At the Strata Conference in New York that began today (and is now co-located with Hadoop World), a number of solution providers introduced new products and features aimed at helping organizations utilize all that data.

Hadoop technology leader MapR has created the M7 platform, which brings Hadoop and NoSQL capabilities together for enterprise-ready database functions. One of the key benefits of the platform is that it gives open-source distributed database HBase—part of the Apache Hadoop project—disaster-recovery and data protection, using data snapshotting and mirroring.

Further, the platform improves HBase scalability; the company claimed users can create more than a trillion tables, and that HBase has more than 20 times the number of column families and increased row and cell sizes to better accommodate large data objects.

Participation in the MapR M7 beta program is now open.

In other news, open-source solution provider Talend today announced Big Data profiling for Apache Hadoop. This, the company said, gives companies the ability to discover and understand data in Hadoop clusters. This capability will allow users to target poor-quality data, which the company said costs businesses in the U.S. alone some US$700 billion a year.

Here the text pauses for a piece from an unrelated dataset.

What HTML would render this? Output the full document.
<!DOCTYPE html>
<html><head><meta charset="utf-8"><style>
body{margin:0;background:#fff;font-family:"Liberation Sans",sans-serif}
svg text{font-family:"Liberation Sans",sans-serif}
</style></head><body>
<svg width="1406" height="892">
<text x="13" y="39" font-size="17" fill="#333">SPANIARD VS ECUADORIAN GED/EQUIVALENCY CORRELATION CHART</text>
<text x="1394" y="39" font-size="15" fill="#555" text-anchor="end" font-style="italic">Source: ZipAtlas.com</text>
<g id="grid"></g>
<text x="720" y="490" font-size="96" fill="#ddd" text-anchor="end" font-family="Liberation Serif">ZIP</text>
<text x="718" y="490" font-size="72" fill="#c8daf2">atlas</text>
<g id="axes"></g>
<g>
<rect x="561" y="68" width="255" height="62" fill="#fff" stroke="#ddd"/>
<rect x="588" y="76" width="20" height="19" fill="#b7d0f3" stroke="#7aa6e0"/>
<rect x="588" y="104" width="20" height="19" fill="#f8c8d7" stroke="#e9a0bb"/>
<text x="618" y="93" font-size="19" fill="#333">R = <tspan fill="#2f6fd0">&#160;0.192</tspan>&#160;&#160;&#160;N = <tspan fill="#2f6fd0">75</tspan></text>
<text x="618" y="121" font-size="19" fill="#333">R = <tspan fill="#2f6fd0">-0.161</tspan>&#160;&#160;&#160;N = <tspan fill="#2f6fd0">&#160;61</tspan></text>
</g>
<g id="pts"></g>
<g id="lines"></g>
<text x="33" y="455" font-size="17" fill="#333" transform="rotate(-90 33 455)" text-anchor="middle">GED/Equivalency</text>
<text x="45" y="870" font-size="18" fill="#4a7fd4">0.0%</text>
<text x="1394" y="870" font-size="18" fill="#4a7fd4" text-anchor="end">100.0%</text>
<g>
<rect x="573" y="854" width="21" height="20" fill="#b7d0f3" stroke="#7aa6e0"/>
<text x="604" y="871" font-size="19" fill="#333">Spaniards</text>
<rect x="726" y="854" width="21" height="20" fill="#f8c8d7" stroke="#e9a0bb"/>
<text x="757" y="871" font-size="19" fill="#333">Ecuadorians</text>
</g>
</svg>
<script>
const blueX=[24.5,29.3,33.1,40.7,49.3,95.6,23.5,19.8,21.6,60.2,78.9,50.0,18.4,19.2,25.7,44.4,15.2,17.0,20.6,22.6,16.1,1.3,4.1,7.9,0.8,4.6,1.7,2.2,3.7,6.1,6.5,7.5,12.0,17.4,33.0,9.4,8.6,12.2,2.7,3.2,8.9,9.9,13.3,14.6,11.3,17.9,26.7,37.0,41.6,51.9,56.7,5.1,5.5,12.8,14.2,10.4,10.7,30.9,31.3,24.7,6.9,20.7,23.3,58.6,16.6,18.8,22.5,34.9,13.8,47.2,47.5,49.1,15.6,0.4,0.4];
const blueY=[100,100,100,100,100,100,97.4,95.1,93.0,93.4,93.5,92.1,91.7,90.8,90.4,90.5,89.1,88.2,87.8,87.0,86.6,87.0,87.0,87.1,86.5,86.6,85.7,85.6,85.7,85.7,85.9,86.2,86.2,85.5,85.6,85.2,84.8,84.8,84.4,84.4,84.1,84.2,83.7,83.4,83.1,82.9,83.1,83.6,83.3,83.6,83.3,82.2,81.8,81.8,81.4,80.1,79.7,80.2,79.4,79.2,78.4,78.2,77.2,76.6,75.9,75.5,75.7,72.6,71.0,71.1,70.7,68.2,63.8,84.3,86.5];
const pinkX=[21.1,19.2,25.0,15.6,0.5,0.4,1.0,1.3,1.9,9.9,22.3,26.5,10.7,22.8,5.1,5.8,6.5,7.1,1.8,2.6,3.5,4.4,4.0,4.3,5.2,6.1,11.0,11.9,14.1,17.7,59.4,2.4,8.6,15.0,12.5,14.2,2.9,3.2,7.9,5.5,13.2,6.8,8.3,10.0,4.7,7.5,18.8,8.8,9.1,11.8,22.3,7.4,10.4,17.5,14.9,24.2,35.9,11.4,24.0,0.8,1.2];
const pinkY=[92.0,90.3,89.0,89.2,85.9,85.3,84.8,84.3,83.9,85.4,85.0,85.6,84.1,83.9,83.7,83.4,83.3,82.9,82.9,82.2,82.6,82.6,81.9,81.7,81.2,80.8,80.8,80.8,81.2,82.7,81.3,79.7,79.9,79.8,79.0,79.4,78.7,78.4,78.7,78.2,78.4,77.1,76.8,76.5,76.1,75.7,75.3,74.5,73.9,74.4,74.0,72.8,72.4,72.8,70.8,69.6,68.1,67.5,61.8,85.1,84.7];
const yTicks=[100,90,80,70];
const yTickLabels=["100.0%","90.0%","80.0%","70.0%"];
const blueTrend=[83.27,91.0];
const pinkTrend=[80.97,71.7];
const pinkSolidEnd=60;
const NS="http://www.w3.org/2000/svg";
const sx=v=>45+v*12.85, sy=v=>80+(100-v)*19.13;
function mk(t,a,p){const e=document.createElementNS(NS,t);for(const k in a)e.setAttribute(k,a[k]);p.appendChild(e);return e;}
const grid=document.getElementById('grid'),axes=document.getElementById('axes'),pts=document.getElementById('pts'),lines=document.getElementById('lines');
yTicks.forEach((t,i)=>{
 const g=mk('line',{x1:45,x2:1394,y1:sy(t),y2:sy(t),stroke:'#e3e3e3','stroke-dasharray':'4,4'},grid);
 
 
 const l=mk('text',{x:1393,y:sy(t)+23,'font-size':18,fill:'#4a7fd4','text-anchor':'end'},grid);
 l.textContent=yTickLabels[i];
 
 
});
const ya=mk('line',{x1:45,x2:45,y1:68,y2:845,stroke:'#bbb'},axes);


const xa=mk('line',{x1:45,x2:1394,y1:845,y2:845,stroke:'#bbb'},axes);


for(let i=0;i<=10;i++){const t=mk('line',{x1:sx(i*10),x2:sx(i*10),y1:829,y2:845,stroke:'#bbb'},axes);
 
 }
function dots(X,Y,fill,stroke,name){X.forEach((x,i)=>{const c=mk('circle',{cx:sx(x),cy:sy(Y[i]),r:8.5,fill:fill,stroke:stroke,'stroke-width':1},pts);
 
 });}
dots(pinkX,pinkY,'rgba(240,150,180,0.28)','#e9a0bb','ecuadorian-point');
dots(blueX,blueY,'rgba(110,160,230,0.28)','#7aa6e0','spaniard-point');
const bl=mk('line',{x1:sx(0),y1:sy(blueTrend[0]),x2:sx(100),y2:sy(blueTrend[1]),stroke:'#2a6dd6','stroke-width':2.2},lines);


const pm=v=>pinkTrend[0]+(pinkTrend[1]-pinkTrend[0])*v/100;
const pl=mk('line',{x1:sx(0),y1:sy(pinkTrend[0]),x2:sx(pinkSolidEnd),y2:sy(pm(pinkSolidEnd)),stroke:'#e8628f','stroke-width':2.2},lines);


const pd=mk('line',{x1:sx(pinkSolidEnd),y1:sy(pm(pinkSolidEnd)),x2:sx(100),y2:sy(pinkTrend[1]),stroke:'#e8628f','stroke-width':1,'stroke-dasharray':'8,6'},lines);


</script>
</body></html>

Among problems with data quality are duplication, incompleteness and inconsistency, which create inefficiencies in data processing. Data profiling is used to assess the condition of data stored in different forms across an enterprise, according to Talend, and its Talend Platform for Big Data has gotten new capabilities for visibility into Big Data in all its forms and locations. These include analyzing data in Hive databases on Hadoop “in place” without extraction; and the ability to do data cleansing, enrichment, migration and synchronization.

Talend expects to make the tool available next month as part of the company’s Talend v5.2 release.